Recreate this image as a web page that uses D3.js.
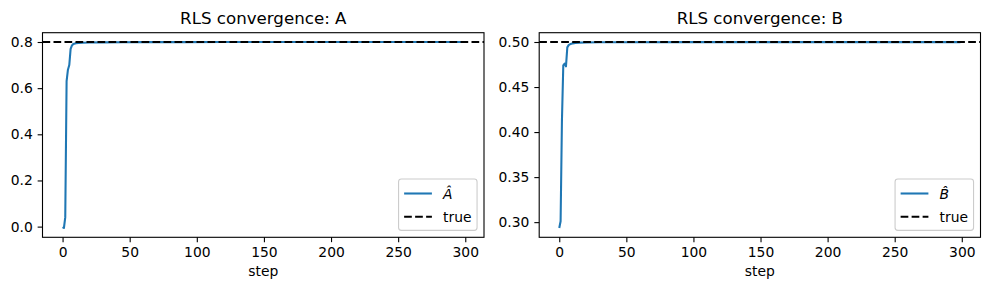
<!DOCTYPE html>
<html>
<head>
<meta charset="utf-8">
<script src="https://cdn.jsdelivr.net/npm/d3@7/dist/d3.min.js"></script>
<style>
  body { margin: 0; background: #fff; }
  svg text { font-family: "DejaVu Sans", sans-serif; fill: #000; }
</style>
</head>
<body>
<div id="chart"></div>
<script>
// values (sparse points, the curves are flat after ~20 steps)
const stepsA  = [0, 1, 2, 3, 4, 5, 6, 7, 8, 10, 12, 15, 20, 30, 45, 60, 90, 120, 160, 200, 250, 299]
const valuesA = [-0.002, -0.006, 0.04, 0.63, 0.68, 0.70, 0.77, 0.785, 0.791, 0.795, 0.796, 0.797, 0.798, 0.7985,
                 0.799, 0.7993, 0.7995, 0.7997, 0.7998, 0.7998, 0.7999, 0.7999]
const trueA = 0.8

const stepsB  = [0, 1, 2, 3, 4, 5, 6, 7, 8, 10, 12, 15, 20, 30, 50, 100, 150, 200, 250, 299]
const valuesB = [0.2935, 0.301, 0.413, 0.474, 0.476, 0.473, 0.494, 0.4965, 0.4975, 0.4985, 0.499, 0.4993,
                 0.4995, 0.4997, 0.4998, 0.4999, 0.4999, 0.4999, 0.4999, 0.4999]
const trueB = 0.5

const xTicks  = [0, 50, 100, 150, 200, 250, 300]
const yTicksA = [0.0, 0.2, 0.4, 0.6, 0.8]
const yTicksB = [0.30, 0.35, 0.40, 0.45, 0.50]

const W = 989, H = 290
const fs = 13.89           // 10pt at 100 dpi
const blue = "#1f77b4"

const svg = d3.select("#chart").append("svg")
    .attr("width", W)
    .attr("height", H)
    .attr("viewBox", `0 0 ${W} ${H}`)

// matplotlib style autoscale: data range padded by 5% on each side
function padded(lo, hi) {
    const m = (hi - lo) * 0.05
    return [lo - m, hi + m]
}

function panel(cfg) {
    const {left, right, top, bottom} = cfg
    const g = svg.append("g")

    const x = d3.scaleLinear()
        .domain(padded(d3.min(cfg.steps), d3.max(cfg.steps)))
        .range([left, right])
    const ylo = Math.min(d3.min(cfg.values), cfg.truth)
    const yhi = Math.max(d3.max(cfg.values), cfg.truth)
    const y = d3.scaleLinear()
        .domain(padded(ylo, yhi))
        .range([bottom, top])

    const pts = cfg.steps.map((s, i) => [s, cfg.values[i]])

    const clipId = "clip-" + cfg.name
    g.append("clipPath").attr("id", clipId)
        .append("rect")
        .attr("x", left).attr("y", top)
        .attr("width", right - left).attr("height", bottom - top)

    g.append("path")
        .datum(pts)
        .attr("clip-path", `url(#${clipId})`)
        .attr("d", d3.line().x(d => x(d[0])).y(d => y(d[1])))
        .style("fill", "none")
        .style("stroke", blue)
        .style("stroke-width", 2.08)
        .style("stroke-linejoin", "round")
        .style("stroke-linecap", "butt")

    g.append("line")
        .attr("x1", left).attr("x2", right)
        .attr("y1", y(cfg.truth)).attr("y2", y(cfg.truth))
        .style("stroke", "#000")
        .style("stroke-width", 2.08)
        .style("stroke-dasharray", "7.7,3.3")

    // axes
    const xAxis = g.append("g")
        .attr("transform", `translate(0,${bottom})`)
        .call(d3.axisBottom(x).tickValues(xTicks).tickSize(4.86).tickPadding(4.4).tickFormat(d3.format("d")))
    const yAxis = g.append("g")
        .attr("transform", `translate(${left},0)`)
        .call(d3.axisLeft(y).tickValues(cfg.yTicks).tickSize(4.86).tickPadding(4.9).tickFormat(d3.format(cfg.yFormat)))

    for (const a of [xAxis, yAxis]) {
        a.select(".domain").remove()
        a.selectAll(".tick line").style("stroke", "#000").style("stroke-width", 1.1)
        a.selectAll(".tick text").style("font-size", fs + "px").style("fill", "#000")
            .attr("font-family", null)
    }
    xAxis.selectAll(".tick text").attr("dy", "0.76em")

    // frame
    g.append("rect")
        .attr("x", left).attr("y", top)
        .attr("width", right - left).attr("height", bottom - top)
        .style("fill", "none")
        .style("stroke", "#000")
        .style("stroke-width", 1.1)

    // title and label
    g.append("text")
        .attr("x", (left + right) / 2)
        .attr("y", top - 8.3)
        .attr("text-anchor", "middle")
        .style("font-size", "16.67px")
        .text(cfg.title)

    g.append("text")
        .attr("x", (left + right) / 2)
        .attr("y", 275.5)
        .attr("text-anchor", "middle")
        .style("font-size", fs + "px")
        .text("step")

    // legend, lower right
    const pad = 0.4 * fs, handleLen = 2 * fs, textPad = 0.8 * fs
    const boxRight = right - 0.5 * fs, boxBottom = bottom - 0.5 * fs
    const boxTop = 179
    const lg = g.append("g")
    const box = lg.append("rect")
        .attr("rx", 2.8).attr("ry", 2.8)
        .style("fill", "#fff").style("fill-opacity", 0.8)
        .style("stroke", "#cccccc").style("stroke-width", 1.1)

    const rows = [
        {y: 193.5, label: cfg.label, dash: null, color: blue, italic: true},
        {y: 216.8, label: "true", dash: "7.7,3.3", color: "#000", italic: false}
    ]
    const texts = []
    rows.forEach(r => {
        const t = lg.append("text")
            .attr("y", r.y)
            .attr("dy", "0.36em")
            .style("font-size", fs + "px")
            .style("font-style", r.italic ? "italic" : "normal")
            .text(r.label)
        texts.push(t)
    })
    const tw = d3.max(texts, t => t.node().getComputedTextLength())
    const boxLeft = boxRight - (pad + handleLen + textPad + tw + pad)
    box.attr("x", boxLeft).attr("y", boxTop)
        .attr("width", boxRight - boxLeft).attr("height", boxBottom - boxTop)
    rows.forEach((r, i) => {
        const hx = boxLeft + pad
        lg.append("line")
            .attr("x1", hx).attr("x2", hx + handleLen)
            .attr("y1", r.y).attr("y2", r.y)
            .style("stroke", r.color)
            .style("stroke-width", 2.08)
            .style("stroke-dasharray", r.dash)
        texts[i].attr("x", hx + handleLen + textPad)
    })
}

panel({
    name: "a", title: "RLS convergence: A", label: "\u00C2",
    steps: stepsA, values: valuesA, truth: trueA,
    yTicks: yTicksA, yFormat: ".1f",
    left: 42.5, right: 484, top: 32.7, bottom: 237.3
})

panel({
    name: "b", title: "RLS convergence: B", label: "B\u0302",
    steps: stepsB, values: valuesB, truth: trueB,
    yTicks: yTicksB, yFormat: ".2f",
    left: 539.2, right: 980.5, top: 32.7, bottom: 237.3
})
</script>
</body>
</html>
________
Set down the material exactly, every line of it, except for the pictures.

Recreate this image as a web page that uses D3.js.
<!DOCTYPE html>
<html>
<head>
<meta charset="utf-8">
<script src="https://cdn.jsdelivr.net/npm/d3@7/dist/d3.min.js"></script>
<style>
  body { margin: 0; background: #fff; }
  svg text { font-family: "DejaVu Sans", sans-serif; fill: #000; }
</style>
</head>
<body>
<div id="chart"></div>
<script>
// values (sparse points, the curves are flat after ~20 steps)
const stepsA  = [0, 1, 2, 3, 4, 5, 6, 7, 8, 10, 12, 15, 20, 30, 45, 60, 90, 120, 160, 200, 250, 299]
const valuesA = [-0.002, -0.006, 0.04, 0.63, 0.68, 0.70, 0.77, 0.785, 0.791, 0.795, 0.796, 0.797, 0.798, 0.7985,
                 0.799, 0.7993, 0.7995, 0.7997, 0.7998, 0.7998, 0.7999, 0.7999]
const trueA = 0.8

const stepsB  = [0, 1, 2, 3, 4, 5, 6, 7, 8, 10, 12, 15, 20, 30, 50, 100, 150, 200, 250, 299]
const valuesB = [0.2935, 0.301, 0.413, 0.474, 0.476, 0.473, 0.494, 0.4965, 0.4975, 0.4985, 0.499, 0.4993,
                 0.4995, 0.4997, 0.4998, 0.4999, 0.4999, 0.4999, 0.4999, 0.4999]
const trueB = 0.5

const xTicks  = [0, 50, 100, 150, 200, 250, 300]
const yTicksA = [0.0, 0.2, 0.4, 0.6, 0.8]
const yTicksB = [0.30, 0.35, 0.40, 0.45, 0.50]

const W = 989, H = 290
const fs = 13.89           // 10pt at 100 dpi
const blue = "#1f77b4"

const svg = d3.select("#chart").append("svg")
    .attr("width", W)
    .attr("height", H)
    .attr("viewBox", `0 0 ${W} ${H}`)

// matplotlib style autoscale: data range padded by 5% on each side
function padded(lo, hi) {
    const m = (hi - lo) * 0.05
    return [lo - m, hi + m]
}

function panel(cfg) {
    const {left, right, top, bottom} = cfg
    const g = svg.append("g")

    const x = d3.scaleLinear()
        .domain(padded(d3.min(cfg.steps), d3.max(cfg.steps)))
        .range([left, right])
    const ylo = Math.min(d3.min(cfg.values), cfg.truth)
    const yhi = Math.max(d3.max(cfg.values), cfg.truth)
    const y = d3.scaleLinear()
        .domain(padded(ylo, yhi))
        .range([bottom, top])

    const pts = cfg.steps.map((s, i) => [s, cfg.values[i]])

    const clipId = "clip-" + cfg.name
    g.append("clipPath").attr("id", clipId)
        .append("rect")
        .attr("x", left).attr("y", top)
        .attr("width", right - left).attr("height", bottom - top)

    g.append("path")
        .datum(pts)
        .attr("clip-path", `url(#${clipId})`)
        .attr("d", d3.line().x(d => x(d[0])).y(d => y(d[1])))
        .style("fill", "none")
        .style("stroke", blue)
        .style("stroke-width", 2.08)
        .style("stroke-linejoin", "round")
        .style("stroke-linecap", "butt")

    g.append("line")
        .attr("x1", left).attr("x2", right)
        .attr("y1", y(cfg.truth)).attr("y2", y(cfg.truth))
        .style("stroke", "#000")
        .style("stroke-width", 2.08)
        .style("stroke-dasharray", "7.7,3.3")

    // axes
    const xAxis = g.append("g")
        .attr("transform", `translate(0,${bottom})`)
        .call(d3.axisBottom(x).tickValues(xTicks).tickSize(4.86).tickPadding(4.4).tickFormat(d3.format("d")))
    const yAxis = g.append("g")
        .attr("transform", `translate(${left},0)`)
        .call(d3.axisLeft(y).tickValues(cfg.yTicks).tickSize(4.86).tickPadding(4.9).tickFormat(d3.format(cfg.yFormat)))

    for (const a of [xAxis, yAxis]) {
        a.select(".domain").remove()
        a.selectAll(".tick line").style("stroke", "#000").style("stroke-width", 1.1)
        a.selectAll(".tick text").style("font-size", fs + "px").style("fill", "#000")
            .attr("font-family", null)
    }
    xAxis.selectAll(".tick text").attr("dy", "0.76em")

    // frame
    g.append("rect")
        .attr("x", left).attr("y", top)
        .attr("width", right - left).attr("height", bottom - top)
        .style("fill", "none")
        .style("stroke", "#000")
        .style("stroke-width", 1.1)

    // title and label
    g.append("text")
        .attr("x", (left + right) / 2)
        .attr("y", top - 8.3)
        .attr("text-anchor", "middle")
        .style("font-size", "16.67px")
        .text(cfg.title)

    g.append("text")
        .attr("x", (left + right) / 2)
        .attr("y", 275.5)
        .attr("text-anchor", "middle")
        .style("font-size", fs + "px")
        .text("step")

    // legend, lower right
    const pad = 0.4 * fs, handleLen = 2 * fs, textPad = 0.8 * fs
    const boxRight = right - 0.5 * fs, boxBottom = bottom - 0.5 * fs
    const boxTop = 179
    const lg = g.append("g")
    const box = lg.append("rect")
        .attr("rx", 2.8).attr("ry", 2.8)
        .style("fill", "#fff").style("fill-opacity", 0.8)
        .style("stroke", "#cccccc").style("stroke-width", 1.1)

    const rows = [
        {y: 193.5, label: cfg.label, dash: null, color: blue, italic: true},
        {y: 216.8, label: "true", dash: "7.7,3.3", color: "#000", italic: false}
    ]
    const texts = []
    rows.forEach(r => {
        const t = lg.append("text")
            .attr("y", r.y)
            .attr("dy", "0.36em")
            .style("font-size", fs + "px")
            .style("font-style", r.italic ? "italic" : "normal")
            .text(r.label)
        texts.push(t)
    })
    const tw = d3.max(texts, t => t.node().getComputedTextLength())
    const boxLeft = boxRight - (pad + handleLen + textPad + tw + pad)
    box.attr("x", boxLeft).attr("y", boxTop)
        .attr("width", boxRight - boxLeft).attr("height", boxBottom - boxTop)
    rows.forEach((r, i) => {
        const hx = boxLeft + pad
        lg.append("line")
            .attr("x1", hx).attr("x2", hx + handleLen)
            .attr("y1", r.y).attr("y2", r.y)
            .style("stroke", r.color)
            .style("stroke-width", 2.08)
            .style("stroke-dasharray", r.dash)
        texts[i].attr("x", hx + handleLen + textPad)
    })
}

panel({
    name: "a", title: "RLS convergence: A", label: "\u00C2",
    steps: stepsA, values: valuesA, truth: trueA,
    yTicks: yTicksA, yFormat: ".1f",
    left: 42.5, right: 484, top: 32.7, bottom: 237.3
})

panel({
    name: "b", title: "RLS convergence: B", label: "B\u0302",
    steps: stepsB, values: valuesB, truth: trueB,
    yTicks: yTicksB, yFormat: ".2f",
    left: 539.2, right: 980.5, top: 32.7, bottom: 237.3
})
</script>
</body>
</html>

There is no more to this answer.